Mully is a documentary about Kenyan philanthropist Charles Mulli: abandoned by his family aged six, he made an improbable rise to head a business empire and then, when he’d made enough money, started giving it all away to help street children.  Nearly 25,000 have benefited so far.  Benjamin Wallfisch’s score is, as you might expect, of the inspirational kind: the opening “Father to the Fatherless” is a very sincere, beautiful piece of “worthy music”; the same melody forms the basis for the subsequent “Nairobi”, but the tone (helped by the presence of vocalist Tori Letzler) is much more sombre.  And sombre things remain, for a while – lots of strained strings, harrowing conditions reflected in the music, but with beauty always bubbling under, waiting to get through.
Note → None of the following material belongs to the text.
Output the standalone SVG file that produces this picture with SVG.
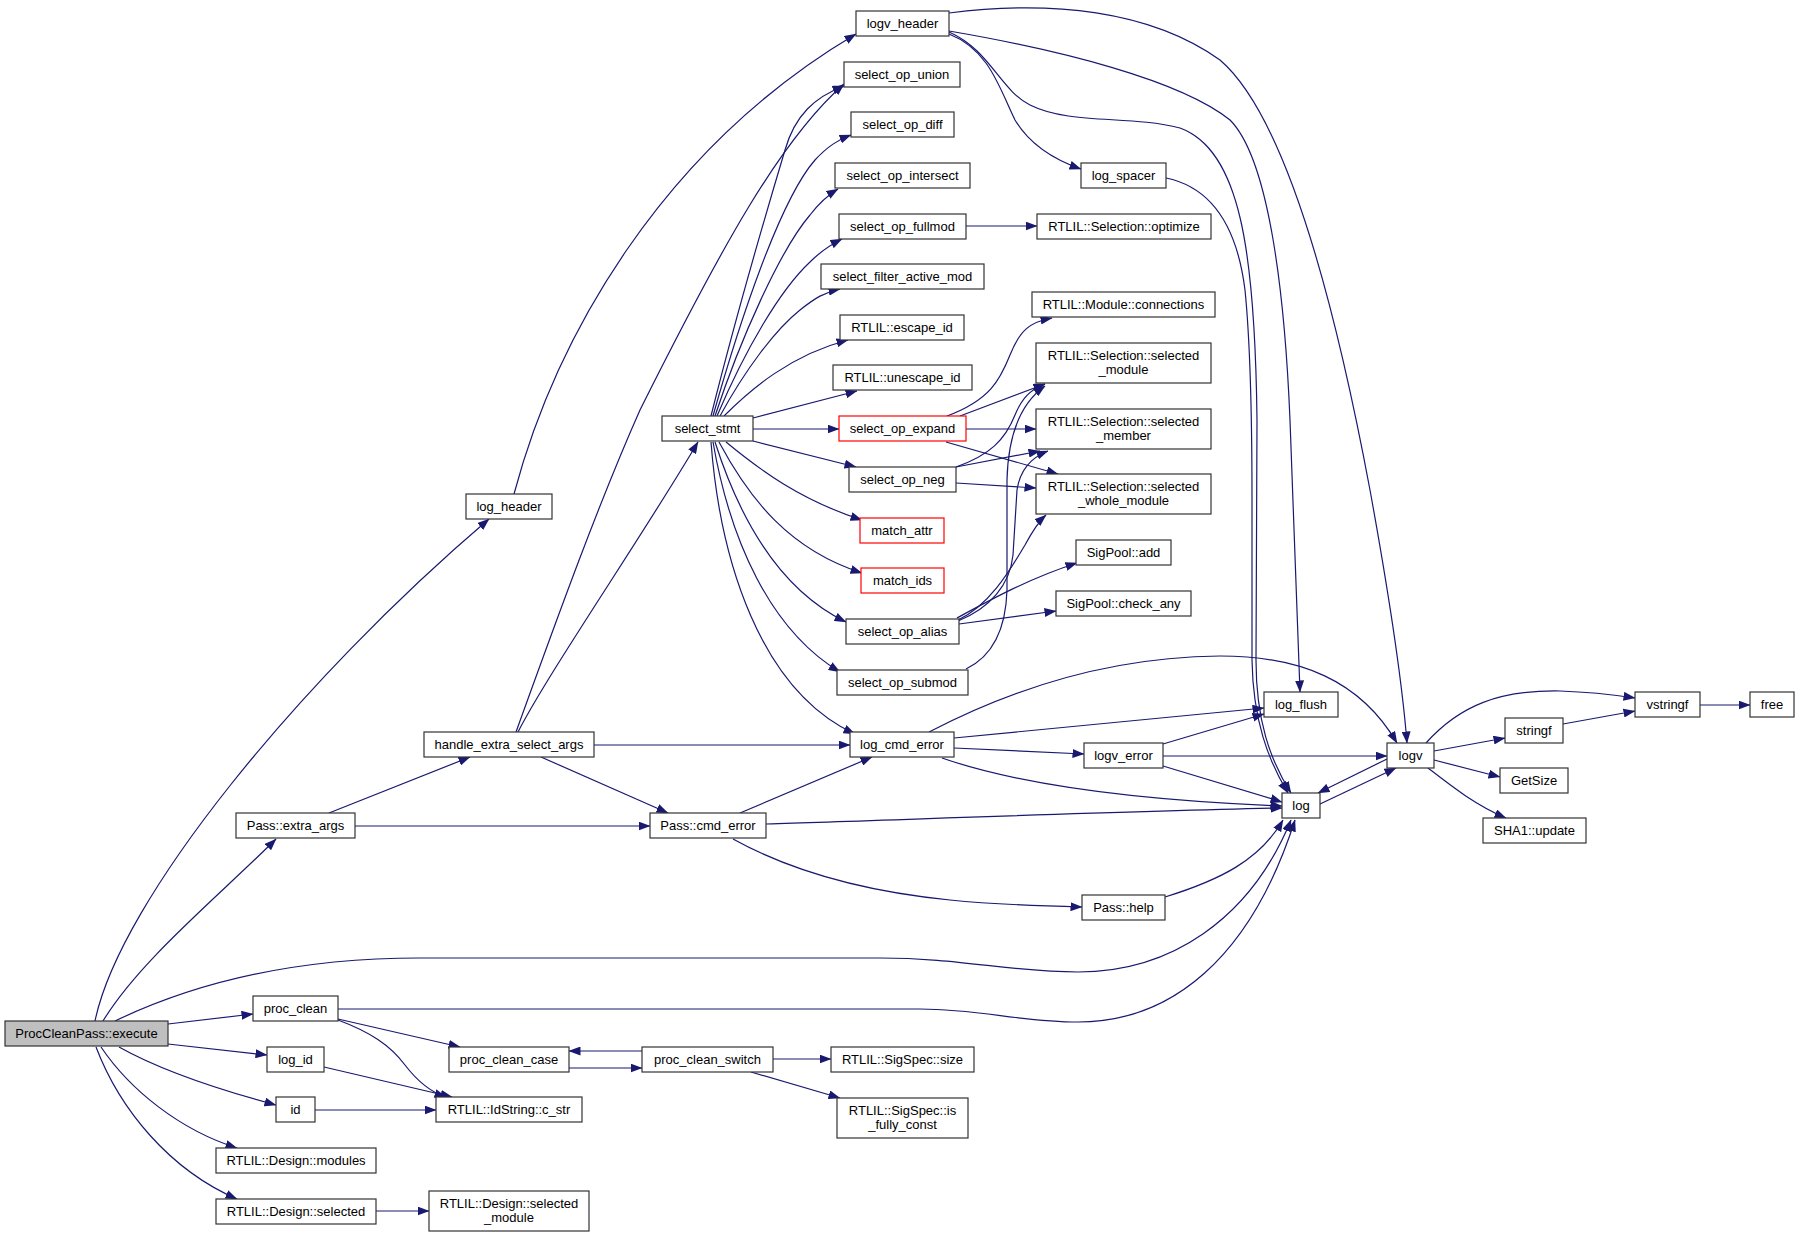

In “A New Life” Wallfisch introduces some choppy strings, signalling forward motion, and the lovely main theme emerging into a portrait of calmness.  For the first time we hear the score’s secondary theme, the first hint of African music, bright and cheerful.  It’s the album’s finest track.  Following it is an unexpected (but very entertaining) piece of funky jazz, “Mullyways”, but then there’s a (thankfully one-off) diversion into disappointing Remote Control suspense stylings.  Fortunately this doesn’t last and the composer’s class shines through in everything else.  He goes all-out to tug the heartstrings as the score nears its conclusion, “Finding Water” and “Mully Children’s Family” in particular doing the trick.  For all its quality, this is very “heavy” music and as such the album experience isn’t always the easiest: it’s not a long album but it can be emotionally draining at times.  The underlying worthiness of it all is certainly to be applauded and it will do the composer’s growing reputation no harm whatsoever.